* **DATA TO USE**
────
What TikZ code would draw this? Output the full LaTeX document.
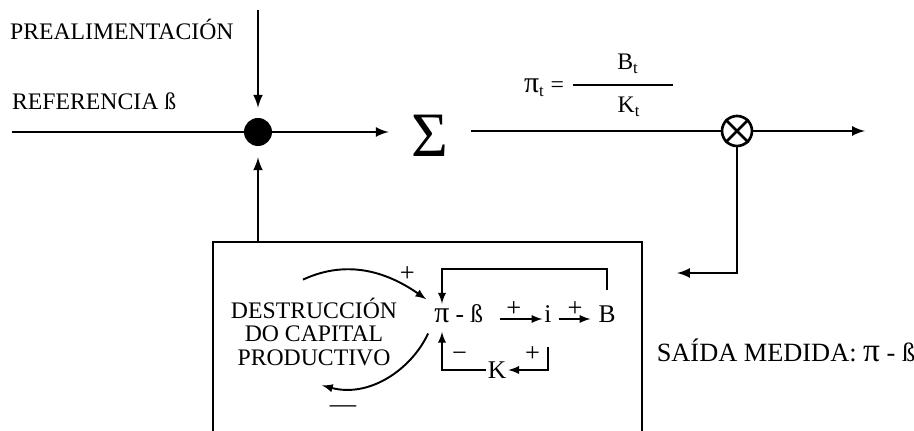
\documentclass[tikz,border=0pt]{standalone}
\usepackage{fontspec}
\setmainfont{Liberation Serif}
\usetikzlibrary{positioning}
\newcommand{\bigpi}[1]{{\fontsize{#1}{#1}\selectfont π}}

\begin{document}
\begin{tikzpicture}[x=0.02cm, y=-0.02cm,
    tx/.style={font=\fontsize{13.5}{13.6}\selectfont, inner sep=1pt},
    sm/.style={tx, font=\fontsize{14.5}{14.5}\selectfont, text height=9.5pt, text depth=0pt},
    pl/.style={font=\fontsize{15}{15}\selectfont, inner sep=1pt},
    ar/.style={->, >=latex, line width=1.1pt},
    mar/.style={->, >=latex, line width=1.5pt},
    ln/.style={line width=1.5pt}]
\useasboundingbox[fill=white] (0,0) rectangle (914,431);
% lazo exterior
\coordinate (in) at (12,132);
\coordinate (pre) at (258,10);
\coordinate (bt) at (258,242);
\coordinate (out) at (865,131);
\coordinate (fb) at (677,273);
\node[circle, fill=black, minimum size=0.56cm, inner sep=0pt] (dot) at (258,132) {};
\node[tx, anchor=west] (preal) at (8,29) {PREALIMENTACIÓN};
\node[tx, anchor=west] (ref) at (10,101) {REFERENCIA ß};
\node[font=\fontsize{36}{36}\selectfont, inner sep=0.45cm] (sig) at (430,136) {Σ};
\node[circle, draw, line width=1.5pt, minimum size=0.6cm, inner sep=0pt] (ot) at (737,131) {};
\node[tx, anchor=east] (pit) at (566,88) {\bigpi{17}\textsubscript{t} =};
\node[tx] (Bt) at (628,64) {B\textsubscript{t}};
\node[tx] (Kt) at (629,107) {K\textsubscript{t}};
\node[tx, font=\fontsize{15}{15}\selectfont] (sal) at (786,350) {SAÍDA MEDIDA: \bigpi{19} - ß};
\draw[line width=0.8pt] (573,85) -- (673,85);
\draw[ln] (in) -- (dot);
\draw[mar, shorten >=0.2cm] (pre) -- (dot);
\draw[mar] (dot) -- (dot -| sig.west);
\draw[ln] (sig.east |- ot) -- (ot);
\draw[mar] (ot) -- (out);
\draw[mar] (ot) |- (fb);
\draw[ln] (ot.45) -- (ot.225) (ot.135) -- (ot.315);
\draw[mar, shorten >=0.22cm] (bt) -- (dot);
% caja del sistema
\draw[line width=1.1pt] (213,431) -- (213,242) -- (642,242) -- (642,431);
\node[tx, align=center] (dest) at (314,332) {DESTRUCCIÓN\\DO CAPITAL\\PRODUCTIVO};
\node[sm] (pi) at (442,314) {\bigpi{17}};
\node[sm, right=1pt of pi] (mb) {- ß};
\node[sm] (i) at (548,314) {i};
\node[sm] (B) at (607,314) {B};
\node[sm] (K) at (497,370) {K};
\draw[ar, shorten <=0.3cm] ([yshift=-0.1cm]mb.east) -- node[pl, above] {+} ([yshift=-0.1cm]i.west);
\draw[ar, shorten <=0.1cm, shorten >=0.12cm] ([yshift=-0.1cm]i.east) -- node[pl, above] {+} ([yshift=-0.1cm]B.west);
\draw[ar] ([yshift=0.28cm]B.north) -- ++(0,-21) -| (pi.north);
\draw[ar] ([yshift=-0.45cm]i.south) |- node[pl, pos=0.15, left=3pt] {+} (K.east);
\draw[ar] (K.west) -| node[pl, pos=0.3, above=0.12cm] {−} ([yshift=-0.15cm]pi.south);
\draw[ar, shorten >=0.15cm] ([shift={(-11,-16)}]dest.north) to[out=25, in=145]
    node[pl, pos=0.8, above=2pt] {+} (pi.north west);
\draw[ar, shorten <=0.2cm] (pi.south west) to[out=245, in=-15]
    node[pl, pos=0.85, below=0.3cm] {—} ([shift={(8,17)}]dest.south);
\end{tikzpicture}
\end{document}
────
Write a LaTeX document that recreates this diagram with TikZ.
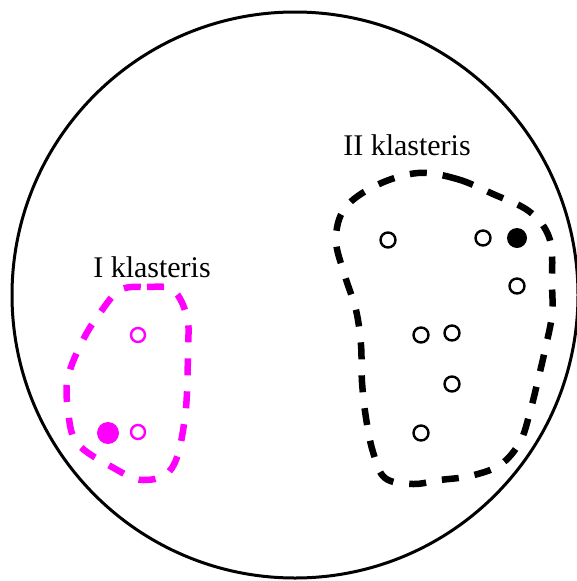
────
* **PROBLEM DETAILS**
Go through the listing above and work out how many lines contain the string "this". Reply with the number alone.

* **WORKED SOLUTION**
2